The only thing that will make ideologues less ideological, I think, is continued defeat. That’s what led Sean Hannity to flip, however briefly, on comprehensive immigration reform a few days after the 2012 election. Eventually you get tired of losing and become more willing to convince yourself that some core beliefs aren’t really all that “core” and can honorably be dropped. Some movement conservatives might reach that point after this election, if Trump gets walloped. Normally they’d spin that as proof that nationalism is a sure loser, not conservatism — and many will spin it that way publicly — but the hard fact is that a boorish amateur like Trump defeated true conservative Ted Cruz handily in a Republican primary despite Cruz’s brilliance, populist cred, and vastly superior organization. Any conservative who walks away from this election thinking that Reaganites are still a majority of the party and just need “the right candidate” to remind everyone of that is as self-deluding as the establishmentarians discussed above. You can see some anti-Trump movement conservatives starting to bend already, in fact, when they say that they won’t support Trump but would have backed anyone else as nominee, including the very squishy Kasich. By 2020, with four more years of Democrats in charge under their belts (and at least one Supreme Court appointment), some of them might end up voting in the primaries in terms of pure electability. Good news for Kasich, not as good for Cruz.

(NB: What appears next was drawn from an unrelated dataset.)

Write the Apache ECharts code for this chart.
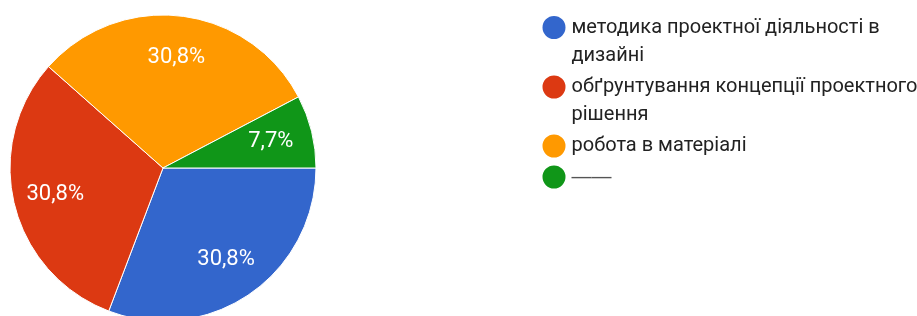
<!DOCTYPE html>
<html>
<head>
<meta charset="utf-8">
<script src="https://cdn.jsdelivr.net/npm/echarts@6/dist/echarts.min.js"></script>
<style>
html,body{margin:0;padding:0;background:#fff;}
#chart{width:917px;height:316px;}
</style>
</head>
<body>
<div id="chart"></div>
<script>
const categories = ['методика проектної діяльності в дизайні', 'обґрунтування концепції проектного рішення', 'робота в матеріалі', '——'];
const legendLabels = ['методика проектної діяльності в\nдизайні', 'обґрунтування концепції проектного\nрішення', 'робота в матеріалі', '——'];
const values = [4, 4, 4, 1];
const colors = ['#3366CC', '#DC3912', '#FF9900', '#109618'];

const FONT = 'Roboto, Arial, sans-serif';
const LH = 28;
const ICON = 25;
const legendCenters = [27.5, 87, 146, 177];

const pieData = categories.map((c, i) => ({ name: c, value: values[i], itemStyle: { color: colors[i] } }));

const legends = categories.map((c, i) => {
  const lines = legendLabels[i].split('\n').length;
  // a leading blank line keeps the icon level with the first text line
  const shown = lines > 1 ? ' \n' + legendLabels[i] : legendLabels[i];
  const isDash = i === 3;
  return {
    show: true,
    orient: 'vertical',
    left: 540.5,
    top: lines > 1 ? legendCenters[i] - 1.5 * LH : legendCenters[i] - LH / 2,
    padding: 0,
    icon: 'circle',
    itemWidth: ICON,
    itemHeight: ICON,
    selectedMode: false,
    data: [c],
    formatter: () => shown,
    textStyle: {
      color: isDash ? '#555' : '#222',
      fontFamily: isDash ? '"Liberation Sans", Arial, sans-serif' : FONT,
      fontSize: 20,
      lineHeight: LH
    }
  };
});

const chart = echarts.init(document.getElementById('chart'), null, { renderer: 'canvas' });
chart.setOption({
  animation: false,
  backgroundColor: '#fff',
  legend: legends,
  series: [
    {
      type: 'pie',
      center: [163, 168],
      radius: 153,
      startAngle: 0,
      clockwise: true,
      silent: true,
      label: { show: false },
      labelLine: { show: false },
      itemStyle: { borderColor: '#fff', borderWidth: 1 },
      data: pieData
    },
    {
      type: 'pie',
      center: [163, 168],
      radius: [63, 153],
      startAngle: 0,
      clockwise: true,
      silent: true,
      itemStyle: { color: 'transparent', borderWidth: 0 },
      label: {
        show: true,
        position: 'inside',
        color: '#fff',
        fontFamily: FONT,
        fontSize: 22,
        formatter: p => p.percent.toFixed(1).replace('.', ',') + '%'
      },
      labelLine: { show: false },
      data: categories.map((c, i) => ({ name: c, value: values[i] }))
    }
  ]
});
</script>
</body>
</html>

I’m not sure nationalists have the same incentives, though. They’re getting their first taste of power within the GOP right now. Trump’s success in the primaries is proof that a nationalist (or at least a celebrity nationalist) can win even against a deep conservative field. If they vote for electability in the 2020 primaries, they’ll be squandering the momentum they’ve built this year. And they’ll be showing the rest of the GOP, if the 2020 nominee goes on to become president, that nationalists can once again be safely taken for granted in terms of setting the party’s priorities since they’ll line up and be good soldiers for a more mainstream candidate if need be. Nationalists need to organize and establish themselves as a discrete bloc within the party with particular demands, arguably to the point where they’re willing to wreck the GOP’s chances of winning in 2020 by staying home to make their strength felt if the ticket doesn’t reflect their interests. Watching a moderate conservative like Kasich lose to Clinton because nationalists refused to turn out would show other Republicans that the movement must be accommodated. It might also have the effect of convincing some mainstream GOPers that even a moderate conservative can’t win anymore and that the party should take a chance by embracing nationalism more fully, this time with a more disciplined nominee than Trump. Remember, the longer Democrats hold power and the further left they drift, the more radicalized some Republicans will get and the more willing they’ll be to look closely at “white identity politics” or other strains of reactionary right-wing thought. It’s hard to see how conservatism would benefit from a Hillary Clinton presidency but it’s less hard to see how nationalism, which is striving for mainstream acceptance, would. Just look at the majority-left/far-right dynamic in Europe right now.
All of this assumes that voters will behave strategically, though. Maybe they won’t. An alternate theory of what’s happening with Trump this year is that the American right and/or white voters more generally are having some sort of nervous breakdown at the prospect of the country shifting decisively left due to demographics. “Decisively left” doesn’t mean that Democrats win every election, but it might mean that the GOP can’t win nationally anymore without becoming a more centrist, Tory-ish party. Nominating Trump may be the political equivalent of a middle finger to that reality, if it is in fact a reality, with an even more radical, rejectionist nominee to follow next time as the party slides further from viability. Putting it in Kubler-Ross terms, Trump may be an expression of denial and anger all at once. Depression will follow if he loses. When acceptance will finally arrive, well, that’s the question.